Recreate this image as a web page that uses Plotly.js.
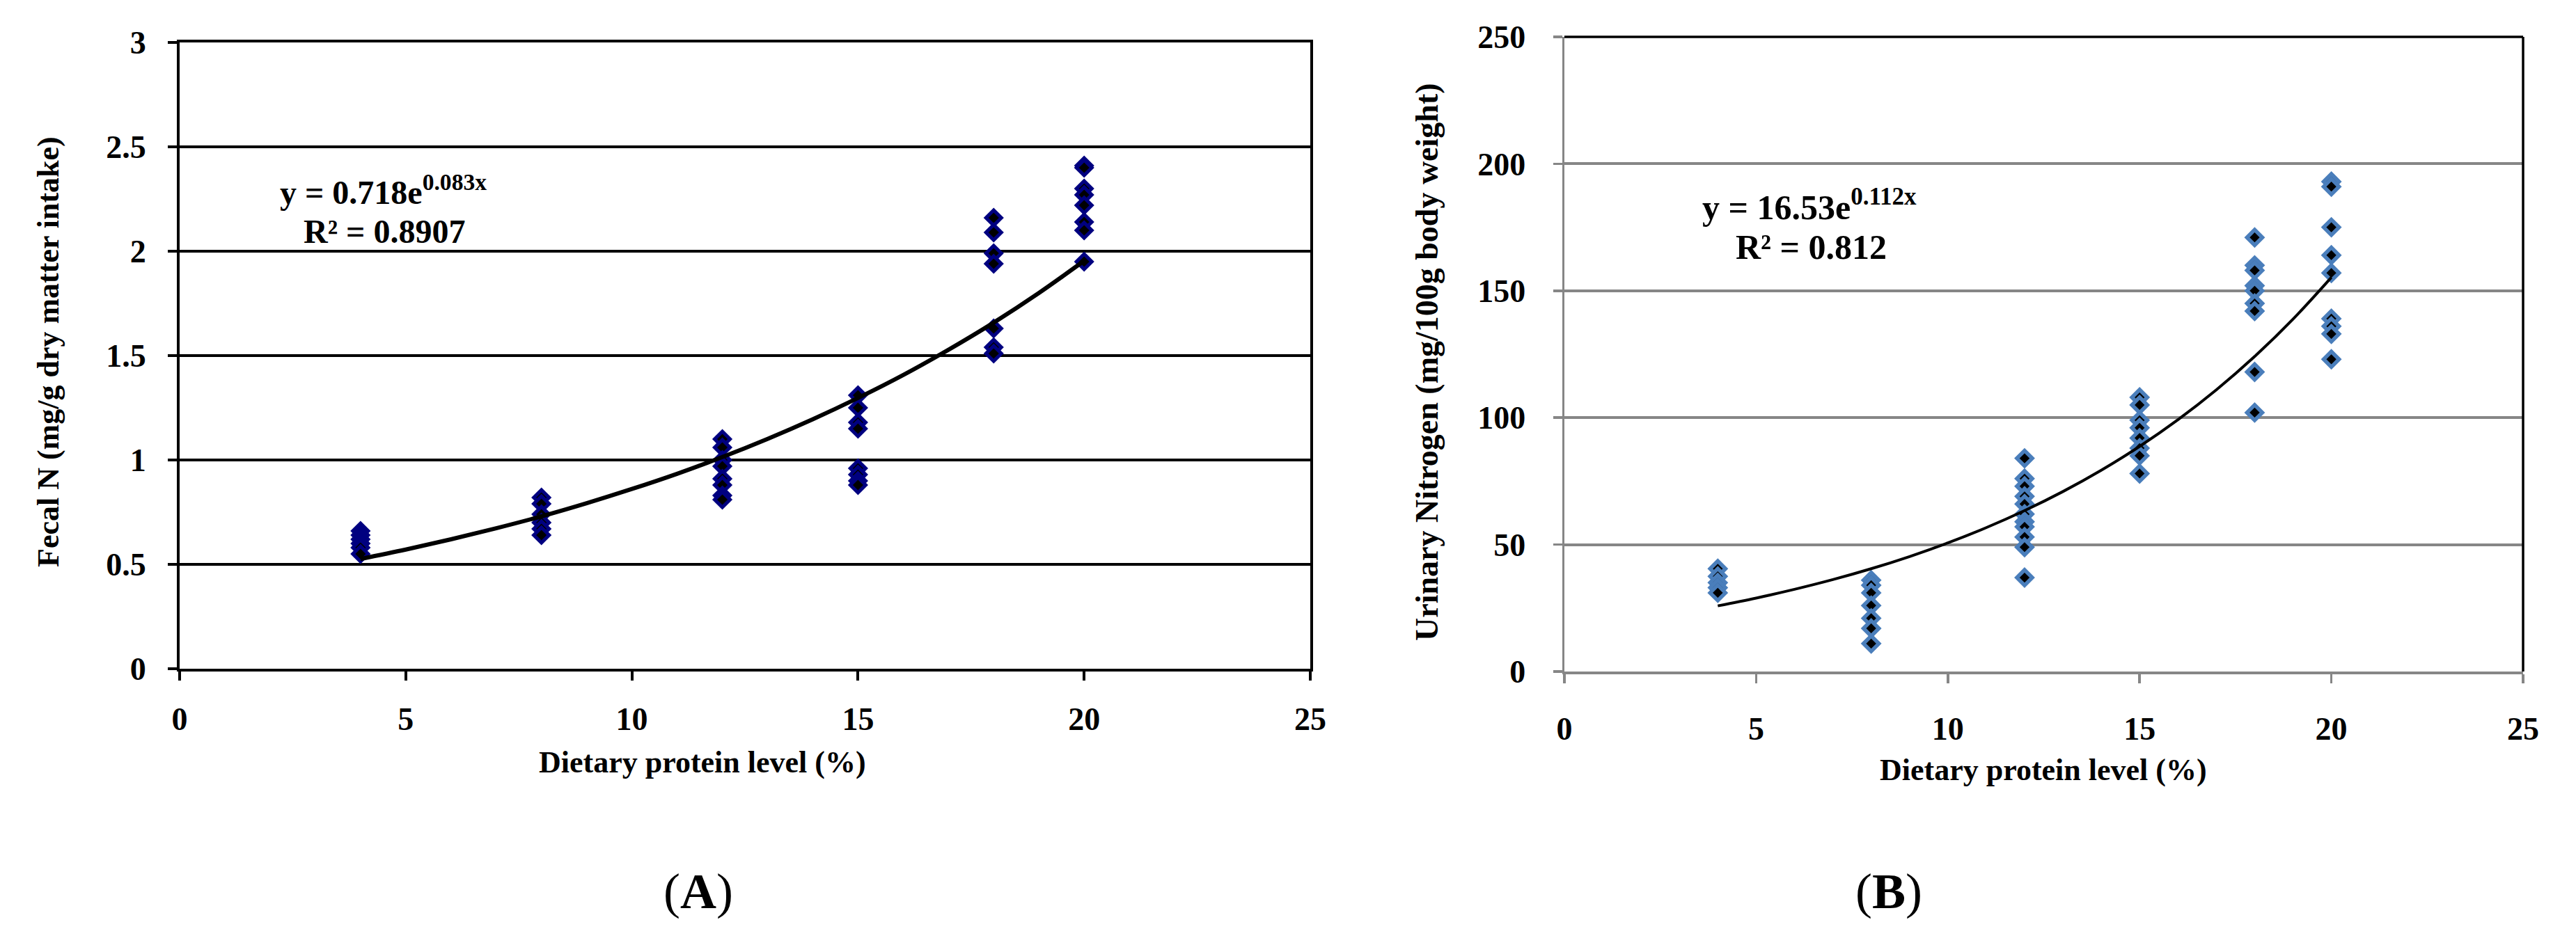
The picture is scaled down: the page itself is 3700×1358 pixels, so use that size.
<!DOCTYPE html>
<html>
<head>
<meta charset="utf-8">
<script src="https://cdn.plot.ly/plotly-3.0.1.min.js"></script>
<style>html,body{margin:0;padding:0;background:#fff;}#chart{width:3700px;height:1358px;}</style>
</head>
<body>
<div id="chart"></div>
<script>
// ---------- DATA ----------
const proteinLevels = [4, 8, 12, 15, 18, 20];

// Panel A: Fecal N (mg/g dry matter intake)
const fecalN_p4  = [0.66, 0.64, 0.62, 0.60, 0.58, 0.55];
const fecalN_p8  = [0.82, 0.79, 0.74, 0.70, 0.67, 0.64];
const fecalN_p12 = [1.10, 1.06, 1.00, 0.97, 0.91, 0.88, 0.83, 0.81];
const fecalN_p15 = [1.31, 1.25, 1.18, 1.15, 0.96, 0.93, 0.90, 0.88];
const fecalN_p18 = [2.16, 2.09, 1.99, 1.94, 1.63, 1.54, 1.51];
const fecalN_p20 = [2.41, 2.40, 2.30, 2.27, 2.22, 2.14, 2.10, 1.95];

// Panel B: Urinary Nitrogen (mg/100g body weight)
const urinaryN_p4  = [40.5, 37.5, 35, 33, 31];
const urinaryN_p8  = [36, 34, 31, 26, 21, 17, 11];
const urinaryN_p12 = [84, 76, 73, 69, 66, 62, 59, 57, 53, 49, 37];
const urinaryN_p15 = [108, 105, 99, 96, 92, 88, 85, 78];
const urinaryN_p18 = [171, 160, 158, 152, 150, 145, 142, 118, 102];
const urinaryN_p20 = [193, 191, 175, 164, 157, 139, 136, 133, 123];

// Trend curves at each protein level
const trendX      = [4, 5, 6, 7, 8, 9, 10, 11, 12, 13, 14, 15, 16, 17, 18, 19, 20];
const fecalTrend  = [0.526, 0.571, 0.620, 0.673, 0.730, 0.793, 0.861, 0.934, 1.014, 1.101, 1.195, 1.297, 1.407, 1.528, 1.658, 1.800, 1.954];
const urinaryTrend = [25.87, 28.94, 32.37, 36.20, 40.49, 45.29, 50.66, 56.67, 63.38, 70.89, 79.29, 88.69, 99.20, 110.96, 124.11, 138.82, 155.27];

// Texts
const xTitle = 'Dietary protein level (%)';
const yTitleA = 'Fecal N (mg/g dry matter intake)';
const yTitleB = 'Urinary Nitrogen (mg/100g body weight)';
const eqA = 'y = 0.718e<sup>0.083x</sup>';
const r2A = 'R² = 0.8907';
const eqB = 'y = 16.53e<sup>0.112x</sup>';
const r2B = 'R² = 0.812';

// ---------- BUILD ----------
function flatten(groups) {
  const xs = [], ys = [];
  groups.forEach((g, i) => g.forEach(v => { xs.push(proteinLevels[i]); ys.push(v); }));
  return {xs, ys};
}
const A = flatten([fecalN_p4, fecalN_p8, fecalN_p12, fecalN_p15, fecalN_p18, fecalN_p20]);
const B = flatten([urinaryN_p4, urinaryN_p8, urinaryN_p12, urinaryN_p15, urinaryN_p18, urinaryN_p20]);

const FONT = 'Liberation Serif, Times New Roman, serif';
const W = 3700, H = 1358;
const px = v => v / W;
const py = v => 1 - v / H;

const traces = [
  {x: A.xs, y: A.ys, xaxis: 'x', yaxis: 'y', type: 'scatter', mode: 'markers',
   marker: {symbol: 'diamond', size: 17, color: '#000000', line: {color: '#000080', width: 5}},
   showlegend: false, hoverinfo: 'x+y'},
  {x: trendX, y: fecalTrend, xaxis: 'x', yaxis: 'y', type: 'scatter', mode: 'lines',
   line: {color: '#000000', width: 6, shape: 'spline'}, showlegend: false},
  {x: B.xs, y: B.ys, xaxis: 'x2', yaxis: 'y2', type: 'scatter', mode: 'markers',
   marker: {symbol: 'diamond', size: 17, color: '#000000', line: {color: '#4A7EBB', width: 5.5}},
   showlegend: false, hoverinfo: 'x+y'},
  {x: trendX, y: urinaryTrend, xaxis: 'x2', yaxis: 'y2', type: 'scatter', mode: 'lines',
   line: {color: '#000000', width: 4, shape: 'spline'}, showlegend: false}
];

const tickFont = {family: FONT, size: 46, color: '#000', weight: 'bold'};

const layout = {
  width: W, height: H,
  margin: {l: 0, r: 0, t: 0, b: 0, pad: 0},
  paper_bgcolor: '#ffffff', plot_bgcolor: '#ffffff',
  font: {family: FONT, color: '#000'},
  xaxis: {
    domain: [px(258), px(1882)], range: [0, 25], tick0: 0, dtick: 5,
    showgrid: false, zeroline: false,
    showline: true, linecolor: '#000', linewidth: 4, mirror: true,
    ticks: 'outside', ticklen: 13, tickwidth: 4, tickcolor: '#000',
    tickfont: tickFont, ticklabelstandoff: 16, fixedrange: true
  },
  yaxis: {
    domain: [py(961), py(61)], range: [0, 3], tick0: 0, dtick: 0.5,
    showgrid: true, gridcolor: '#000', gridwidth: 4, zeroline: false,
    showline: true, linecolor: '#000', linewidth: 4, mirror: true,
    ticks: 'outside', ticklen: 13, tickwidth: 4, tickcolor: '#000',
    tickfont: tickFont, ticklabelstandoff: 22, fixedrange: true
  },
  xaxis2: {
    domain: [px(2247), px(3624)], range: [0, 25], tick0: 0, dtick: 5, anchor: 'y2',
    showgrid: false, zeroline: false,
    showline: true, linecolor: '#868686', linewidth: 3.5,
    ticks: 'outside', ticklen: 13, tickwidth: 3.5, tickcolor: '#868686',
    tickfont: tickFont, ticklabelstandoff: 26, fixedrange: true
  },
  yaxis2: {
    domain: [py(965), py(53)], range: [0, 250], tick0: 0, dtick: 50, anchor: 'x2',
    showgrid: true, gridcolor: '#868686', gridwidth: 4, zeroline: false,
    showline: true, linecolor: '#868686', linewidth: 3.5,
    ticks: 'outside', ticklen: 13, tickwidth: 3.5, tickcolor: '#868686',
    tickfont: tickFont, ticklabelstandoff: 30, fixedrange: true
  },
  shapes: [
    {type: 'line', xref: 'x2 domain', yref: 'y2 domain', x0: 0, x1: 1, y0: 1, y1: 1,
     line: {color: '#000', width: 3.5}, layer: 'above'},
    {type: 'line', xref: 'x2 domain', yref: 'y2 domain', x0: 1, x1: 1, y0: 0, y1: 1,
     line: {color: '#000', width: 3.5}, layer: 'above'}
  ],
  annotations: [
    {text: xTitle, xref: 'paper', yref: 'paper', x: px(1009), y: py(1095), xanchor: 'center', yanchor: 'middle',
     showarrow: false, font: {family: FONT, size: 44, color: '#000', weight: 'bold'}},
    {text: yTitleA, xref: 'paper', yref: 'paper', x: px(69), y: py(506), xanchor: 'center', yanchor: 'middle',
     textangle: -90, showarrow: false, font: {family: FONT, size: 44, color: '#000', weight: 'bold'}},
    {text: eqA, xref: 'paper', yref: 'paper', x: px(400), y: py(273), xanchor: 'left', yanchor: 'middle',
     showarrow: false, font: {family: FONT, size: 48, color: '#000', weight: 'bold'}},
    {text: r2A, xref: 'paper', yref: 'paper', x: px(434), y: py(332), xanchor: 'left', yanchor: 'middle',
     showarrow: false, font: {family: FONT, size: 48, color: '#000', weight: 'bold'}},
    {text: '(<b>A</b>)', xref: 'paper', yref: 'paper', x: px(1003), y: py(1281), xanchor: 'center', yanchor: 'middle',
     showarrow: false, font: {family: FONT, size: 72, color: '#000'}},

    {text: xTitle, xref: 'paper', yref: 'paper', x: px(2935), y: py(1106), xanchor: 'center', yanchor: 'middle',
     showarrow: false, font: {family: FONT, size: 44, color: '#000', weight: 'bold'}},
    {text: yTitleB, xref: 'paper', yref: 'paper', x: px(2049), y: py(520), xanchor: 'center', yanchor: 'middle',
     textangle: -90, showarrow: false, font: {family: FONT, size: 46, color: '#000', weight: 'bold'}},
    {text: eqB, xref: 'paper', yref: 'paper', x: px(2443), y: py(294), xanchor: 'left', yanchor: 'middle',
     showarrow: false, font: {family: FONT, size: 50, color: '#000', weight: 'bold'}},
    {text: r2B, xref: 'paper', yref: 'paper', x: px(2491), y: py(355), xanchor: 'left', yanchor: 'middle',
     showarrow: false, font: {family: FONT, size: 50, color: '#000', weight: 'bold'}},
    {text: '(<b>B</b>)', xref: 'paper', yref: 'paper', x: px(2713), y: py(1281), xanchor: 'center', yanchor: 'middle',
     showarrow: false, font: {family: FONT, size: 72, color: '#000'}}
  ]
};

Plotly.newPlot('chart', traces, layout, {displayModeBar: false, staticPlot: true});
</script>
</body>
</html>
---------------
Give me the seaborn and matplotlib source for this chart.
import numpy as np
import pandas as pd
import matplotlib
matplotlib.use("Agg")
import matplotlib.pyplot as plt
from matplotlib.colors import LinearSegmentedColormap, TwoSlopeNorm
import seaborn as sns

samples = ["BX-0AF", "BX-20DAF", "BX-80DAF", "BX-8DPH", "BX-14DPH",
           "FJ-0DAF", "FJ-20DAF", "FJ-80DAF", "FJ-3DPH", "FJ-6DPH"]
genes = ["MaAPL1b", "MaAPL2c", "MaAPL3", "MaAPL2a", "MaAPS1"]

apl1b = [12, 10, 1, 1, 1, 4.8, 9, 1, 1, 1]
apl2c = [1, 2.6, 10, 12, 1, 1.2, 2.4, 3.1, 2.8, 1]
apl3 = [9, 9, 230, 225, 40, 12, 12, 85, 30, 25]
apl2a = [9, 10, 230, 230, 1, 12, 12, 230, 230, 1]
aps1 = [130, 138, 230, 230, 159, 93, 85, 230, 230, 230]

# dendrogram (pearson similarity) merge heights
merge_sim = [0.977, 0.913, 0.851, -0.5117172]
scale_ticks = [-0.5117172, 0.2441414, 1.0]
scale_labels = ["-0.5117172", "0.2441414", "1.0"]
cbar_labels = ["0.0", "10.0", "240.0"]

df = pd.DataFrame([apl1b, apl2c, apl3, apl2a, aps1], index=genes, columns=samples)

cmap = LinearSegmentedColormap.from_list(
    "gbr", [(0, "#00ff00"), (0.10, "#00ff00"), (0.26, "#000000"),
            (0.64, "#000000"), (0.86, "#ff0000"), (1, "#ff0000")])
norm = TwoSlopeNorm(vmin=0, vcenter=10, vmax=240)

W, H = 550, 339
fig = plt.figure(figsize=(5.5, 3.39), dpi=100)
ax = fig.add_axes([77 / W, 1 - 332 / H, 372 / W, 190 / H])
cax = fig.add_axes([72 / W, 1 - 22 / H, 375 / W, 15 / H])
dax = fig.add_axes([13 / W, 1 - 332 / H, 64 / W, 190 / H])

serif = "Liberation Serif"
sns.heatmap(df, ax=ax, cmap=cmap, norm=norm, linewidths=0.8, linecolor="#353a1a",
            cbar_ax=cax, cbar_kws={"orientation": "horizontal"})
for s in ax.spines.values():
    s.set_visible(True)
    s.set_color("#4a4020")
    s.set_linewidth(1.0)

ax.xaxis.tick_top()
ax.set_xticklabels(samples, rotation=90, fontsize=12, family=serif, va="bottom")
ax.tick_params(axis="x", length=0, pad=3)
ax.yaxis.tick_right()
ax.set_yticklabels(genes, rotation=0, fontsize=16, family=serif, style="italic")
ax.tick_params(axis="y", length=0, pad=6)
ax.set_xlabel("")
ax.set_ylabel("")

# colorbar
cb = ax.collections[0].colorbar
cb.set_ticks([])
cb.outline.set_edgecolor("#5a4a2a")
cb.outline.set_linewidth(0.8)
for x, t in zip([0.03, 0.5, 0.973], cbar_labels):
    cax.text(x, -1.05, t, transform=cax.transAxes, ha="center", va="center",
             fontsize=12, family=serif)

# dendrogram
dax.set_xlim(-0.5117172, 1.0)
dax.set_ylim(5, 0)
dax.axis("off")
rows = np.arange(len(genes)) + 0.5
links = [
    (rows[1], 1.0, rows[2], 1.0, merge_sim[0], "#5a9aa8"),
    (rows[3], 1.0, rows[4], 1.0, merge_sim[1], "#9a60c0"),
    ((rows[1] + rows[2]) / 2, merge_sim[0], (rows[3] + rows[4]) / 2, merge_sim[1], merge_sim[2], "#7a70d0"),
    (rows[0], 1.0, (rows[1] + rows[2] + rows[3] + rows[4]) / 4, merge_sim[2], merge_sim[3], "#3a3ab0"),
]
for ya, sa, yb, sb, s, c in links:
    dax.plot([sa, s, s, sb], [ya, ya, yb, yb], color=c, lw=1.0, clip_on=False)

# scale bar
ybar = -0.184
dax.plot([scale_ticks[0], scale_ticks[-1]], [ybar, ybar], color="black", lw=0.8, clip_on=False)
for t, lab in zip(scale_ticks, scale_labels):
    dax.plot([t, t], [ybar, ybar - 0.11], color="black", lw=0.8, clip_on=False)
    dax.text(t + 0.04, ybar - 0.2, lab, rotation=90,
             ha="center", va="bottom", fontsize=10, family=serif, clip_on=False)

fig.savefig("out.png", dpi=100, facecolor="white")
---------------
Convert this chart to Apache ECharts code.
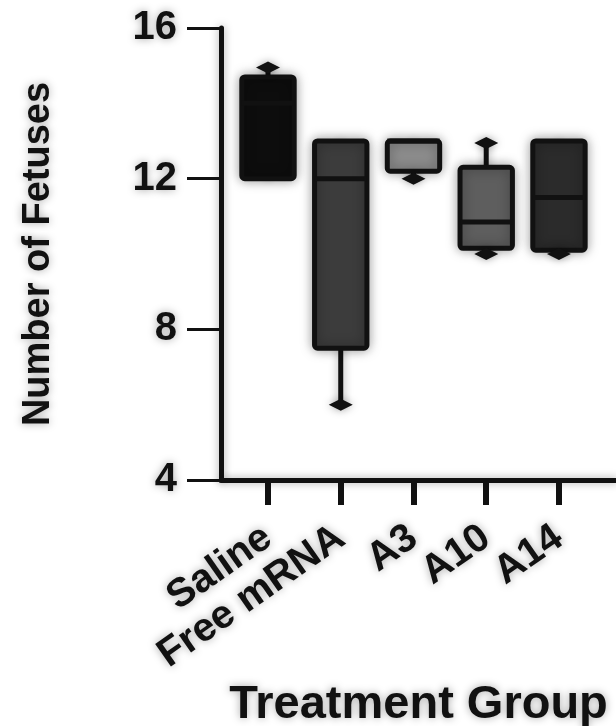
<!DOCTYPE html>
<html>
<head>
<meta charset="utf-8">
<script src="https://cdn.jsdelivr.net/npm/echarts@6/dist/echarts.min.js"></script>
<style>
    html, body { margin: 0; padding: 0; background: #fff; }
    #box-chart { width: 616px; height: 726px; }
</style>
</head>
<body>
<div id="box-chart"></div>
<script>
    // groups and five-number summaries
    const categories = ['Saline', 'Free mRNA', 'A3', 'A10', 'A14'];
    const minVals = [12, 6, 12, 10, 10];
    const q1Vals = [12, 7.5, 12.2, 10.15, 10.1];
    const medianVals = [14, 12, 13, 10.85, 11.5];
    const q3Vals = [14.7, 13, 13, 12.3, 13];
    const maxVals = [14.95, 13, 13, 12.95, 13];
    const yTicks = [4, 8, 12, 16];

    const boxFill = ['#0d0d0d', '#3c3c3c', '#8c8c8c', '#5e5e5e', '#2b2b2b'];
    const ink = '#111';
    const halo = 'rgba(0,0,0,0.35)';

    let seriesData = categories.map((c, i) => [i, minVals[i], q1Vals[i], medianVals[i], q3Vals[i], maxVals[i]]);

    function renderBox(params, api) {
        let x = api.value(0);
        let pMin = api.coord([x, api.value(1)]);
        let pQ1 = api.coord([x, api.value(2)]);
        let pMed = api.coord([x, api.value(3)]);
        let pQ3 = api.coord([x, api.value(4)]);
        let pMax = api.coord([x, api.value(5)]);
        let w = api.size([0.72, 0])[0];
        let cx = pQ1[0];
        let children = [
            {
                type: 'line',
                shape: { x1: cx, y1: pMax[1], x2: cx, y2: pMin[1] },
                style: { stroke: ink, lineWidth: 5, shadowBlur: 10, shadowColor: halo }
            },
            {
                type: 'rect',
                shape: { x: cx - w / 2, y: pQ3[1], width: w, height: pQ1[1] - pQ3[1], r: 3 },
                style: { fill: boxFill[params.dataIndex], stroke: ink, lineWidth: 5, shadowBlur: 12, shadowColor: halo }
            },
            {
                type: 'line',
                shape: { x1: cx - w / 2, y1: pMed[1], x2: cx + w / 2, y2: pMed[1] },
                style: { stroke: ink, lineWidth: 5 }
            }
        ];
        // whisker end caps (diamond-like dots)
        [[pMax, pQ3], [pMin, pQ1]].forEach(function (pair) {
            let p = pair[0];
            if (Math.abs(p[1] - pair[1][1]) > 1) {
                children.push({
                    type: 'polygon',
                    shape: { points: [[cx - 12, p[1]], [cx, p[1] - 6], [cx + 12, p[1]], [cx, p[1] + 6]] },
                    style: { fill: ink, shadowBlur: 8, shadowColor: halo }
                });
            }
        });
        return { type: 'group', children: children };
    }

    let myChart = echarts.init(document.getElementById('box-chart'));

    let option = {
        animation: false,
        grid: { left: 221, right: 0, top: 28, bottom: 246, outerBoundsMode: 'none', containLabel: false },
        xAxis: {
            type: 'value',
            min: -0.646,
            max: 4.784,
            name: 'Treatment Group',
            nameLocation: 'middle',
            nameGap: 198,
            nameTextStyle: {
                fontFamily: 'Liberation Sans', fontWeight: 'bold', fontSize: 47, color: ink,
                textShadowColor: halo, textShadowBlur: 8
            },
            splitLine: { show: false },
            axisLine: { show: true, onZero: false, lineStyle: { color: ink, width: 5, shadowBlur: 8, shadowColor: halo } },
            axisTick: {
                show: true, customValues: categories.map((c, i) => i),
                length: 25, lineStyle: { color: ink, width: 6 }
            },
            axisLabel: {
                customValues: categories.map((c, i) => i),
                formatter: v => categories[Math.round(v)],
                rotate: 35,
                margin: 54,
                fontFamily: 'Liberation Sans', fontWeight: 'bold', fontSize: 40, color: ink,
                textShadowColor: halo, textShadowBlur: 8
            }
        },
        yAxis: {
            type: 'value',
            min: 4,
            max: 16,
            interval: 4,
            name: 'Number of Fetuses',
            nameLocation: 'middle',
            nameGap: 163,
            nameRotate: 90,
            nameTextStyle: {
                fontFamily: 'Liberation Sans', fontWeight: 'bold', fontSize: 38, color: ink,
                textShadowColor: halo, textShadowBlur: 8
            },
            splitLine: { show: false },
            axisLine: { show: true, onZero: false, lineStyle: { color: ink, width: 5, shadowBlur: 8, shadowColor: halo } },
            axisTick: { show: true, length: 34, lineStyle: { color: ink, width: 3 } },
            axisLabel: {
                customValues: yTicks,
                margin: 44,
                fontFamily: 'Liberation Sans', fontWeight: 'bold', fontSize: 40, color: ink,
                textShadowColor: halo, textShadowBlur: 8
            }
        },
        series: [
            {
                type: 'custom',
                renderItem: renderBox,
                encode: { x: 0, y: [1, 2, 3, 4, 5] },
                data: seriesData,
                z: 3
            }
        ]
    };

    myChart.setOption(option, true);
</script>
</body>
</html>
---------------
[Job]
Going down the listing above, begin printing at the line with "The picture is" and finish with the line with "const proteinLevels = [4, 8, 12, 15, 18, 20];", exactly as they appear.

[Problem solution]
The picture is scaled down: the page itself is 3700×1358 pixels, so use that size.
<!DOCTYPE html>
<html>
<head>
<meta charset="utf-8">
<script src="https://cdn.plot.ly/plotly-3.0.1.min.js"></script>
<style>html,body{margin:0;padding:0;background:#fff;}#chart{width:3700px;height:1358px;}</style>
</head>
<body>
<div id="chart"></div>
<script>
// ---------- DATA ----------
const proteinLevels = [4, 8, 12, 15, 18, 20];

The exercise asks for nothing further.